Myth and Sacred Scripture we have seen are essential aspects of all religions. Yet believers seem to be uncomfortable with the category of myth when scholars apply it to their particular religion. And this is especially true in the three Western religions, Judaism, Christianity, and Islam. Even Hindus are now upset that a Western scholar would consider one of their great epics, the Ramayana, “myth.” Christians never had a problem labeling the stories in other religions myth, while strongly defending the historical and literal truth of every story in the Genesis narratives, or events in the life of Jesus, even to the minutest detail. Orthodox Jews and Muslims would be offended if anyone suggested there is myth in the Torah or the Qur’an. How do we deal with myth and historical criticism? Even if a myth is historically untrue, can it still be true in a more important sense?
Question: Discuss the different views of myth in
Chapter 4 of Livingston, and state with which view do you agree the most and why?
5.
Question (in three parts): 1. Is religious Fundamentalism in the end a desperate attempt to preserve the old order by peoples, groups, or societies (in America and the Muslim world) that cannot accept the modern world and choose to live in discredited and obsolete worldview? 2. Or is it the only way religion can be saved from the destructive critique of scientific naturalism? 3. Is there a middle way that is neither naturalistic nor fundamentalist? For example, Are thinkers like Heidegger, Otto, and Eliade perhaps giving us an alternative to both naturalism and fundamentalism, or are their positions too vague or give up too much to naturalism to be taken seriously as an alternative worthy of our consideration? (For this question you must read
Livingston, Chapter 14.)
6. Ritual is arguably one of the most important categories of religion, even more than belief in a god. Many Jews who do not believe in God yet are observant Jews (that are Orthodox in practice but not in belief). Buddhists are atheists yet have developed elaborate rituals through the centuries. In China Hsun Tzu and Confucius exalted the role of ritual (Li) even when they themselves may have harbored doubts about the supernatural.
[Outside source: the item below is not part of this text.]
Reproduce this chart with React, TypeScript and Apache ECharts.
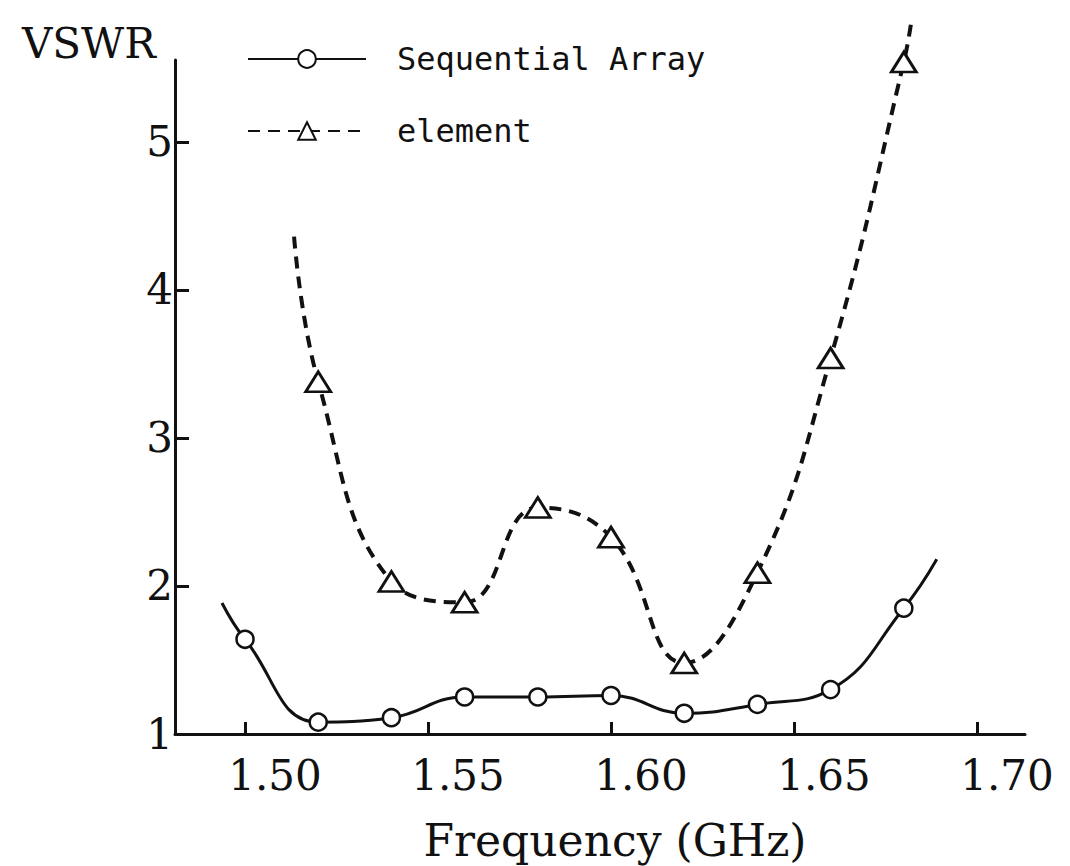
import React, { useEffect, useRef } from 'react';
import * as echarts from 'echarts';

// Tick labels
const frequencyTicks = [1.5, 1.55, 1.6, 1.65, 1.7];
const vswrTicks = [1, 2, 3, 4, 5];

// Sequential Array (circles)
const seqFreq = [1.5, 1.52, 1.54, 1.56, 1.58, 1.6, 1.62, 1.64, 1.66, 1.68];
const seqVswr = [1.64, 1.08, 1.11, 1.25, 1.25, 1.26, 1.14, 1.2, 1.3, 1.85];
const seqCurveStart = [1.4937, 1.885];
const seqCurveEnd = [1.689, 2.18];

// element (triangles)
const elemFreq = [1.52, 1.54, 1.56, 1.58, 1.6, 1.62, 1.64, 1.66, 1.68];
const elemVswr = [3.38, 2.03, 1.89, 2.53, 2.33, 1.48, 2.09, 3.54, 5.54];
const elemCurveStart = [1.5134, 4.36];
const elemCurveEnd = [1.6822, 5.84];

const INK = '#111111';

export default function App() {
  const ref = useRef<HTMLDivElement>(null);

  useEffect(() => {
    if (!ref.current) return;
    const chart = echarts.init(ref.current, undefined, { renderer: 'svg' });

    const seqData: any[] = [
      { value: seqCurveStart, symbol: 'none' },
      ...seqFreq.map((f, i) => [f, seqVswr[i]]),
      { value: seqCurveEnd, symbol: 'none' },
    ];
    const elemData: any[] = [
      { value: elemCurveStart, symbol: 'none' },
      ...elemFreq.map((f, i) => [f, elemVswr[i]]),
      { value: elemCurveEnd, symbol: 'none' },
    ];

    chart.setOption({
      animation: false,
      backgroundColor: '#ffffff',
      grid: { left: 175, top: 60, width: 850, height: 674, containLabel: false },
      legend: {
        orient: 'vertical',
        left: 242,
        top: 38,
        itemWidth: 118,
        itemHeight: 22,
        itemGap: 40,
        selectedMode: false,
        data: ['Sequential Array', 'element'],
        textStyle: {
          fontFamily: 'DejaVu Sans Mono',
          fontSize: 32,
          color: INK,
          padding: [0, 0, 0, 26],
        },
      },
      xAxis: {
        type: 'value',
        min: 1.48087,
        max: 1.71311,
        axisLine: { show: true, onZero: false, lineStyle: { color: INK, width: 3 } },
        axisTick: {
          show: true,
          inside: true,
          length: 12,
          customValues: frequencyTicks,
          lineStyle: { color: INK, width: 3 },
        },
        axisLabel: {
          customValues: frequencyTicks,
          formatter: (v: number) => v.toFixed(2),
          fontFamily: 'DejaVu Serif',
          fontSize: 42,
          color: INK,
          margin: 20,
          padding: [0, 0, 0, 60],
        },
        splitLine: { show: false },
      },
      yAxis: {
        type: 'value',
        min: 1,
        max: 5.554,
        axisLine: { show: true, onZero: false, lineStyle: { color: INK, width: 3 } },
        axisTick: {
          show: true,
          inside: true,
          length: 14,
          customValues: vswrTicks,
          lineStyle: { color: INK, width: 3 },
        },
        axisLabel: {
          customValues: vswrTicks,
          fontFamily: 'DejaVu Serif',
          fontSize: 42,
          color: INK,
          margin: 2,
        },
        splitLine: { show: false },
      },
      graphic: [
        {
          type: 'text',
          left: 22,
          top: 22,
          style: {
            text: 'VSWR',
            fontFamily: 'DejaVu Serif',
            fontSize: 42,
            fill: INK,
          },
        },
        {
          type: 'text',
          x: 615,
          y: 840,
          style: {
            text: 'Frequency (GHz)',
            fontFamily: 'DejaVu Serif',
            fontSize: 44,
            fill: INK,
            textAlign: 'center',
            textVerticalAlign: 'middle',
          },
        },
      ],
      series: [
        {
          name: 'Sequential Array',
          type: 'line',
          smooth: 0.45,
          clip: false,
          symbol: 'circle',
          symbolSize: 17,
          color: INK,
          lineStyle: { color: INK, width: 3 },
          itemStyle: { color: '#ffffff', borderColor: INK, borderWidth: 2.5 },
          emphasis: { disabled: true },
          data: seqData,
          z: 3,
        },
        {
          name: 'element',
          type: 'line',
          smooth: 0.45,
          clip: false,
          symbol: 'triangle',
          symbolSize: [25, 20],
          color: INK,
          lineStyle: { color: INK, width: 4, type: [12, 8] },
          itemStyle: { color: '#ffffff', borderColor: INK, borderWidth: 2.8 },
          emphasis: { disabled: true },
          data: elemData,
          z: 2,
        },
      ],
    });

    return () => chart.dispose();
  }, []);

  return (
    <div
      ref={ref}
      style={{ position: 'fixed', left: 0, top: 0, width: 1070, height: 866, background: '#fff' }}
    />
  );
}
Question (in three parts):
1. What is the most important function of ritual? 2. What is it about
ritual
that makes it such a central aspect of religion, and perhaps the most important aspect? 3. In what sense can it be said that not God or gods but
ritual is the true creator of humanity and society and
the most significant element in religon? (For this question you must read
Livingston, Chapter 5, “Sacred Ritual”;
Pals chapters on
Durkheim and Eliade; Geertz’s discussion of ritual at the top of page 272 in Pals is also quite useful in thinking about this question, as well as skimming “Religion as a Cultural System” posted on Canvas for references to ritual, the essay which is the basis for Pals’s exposition of Geertz).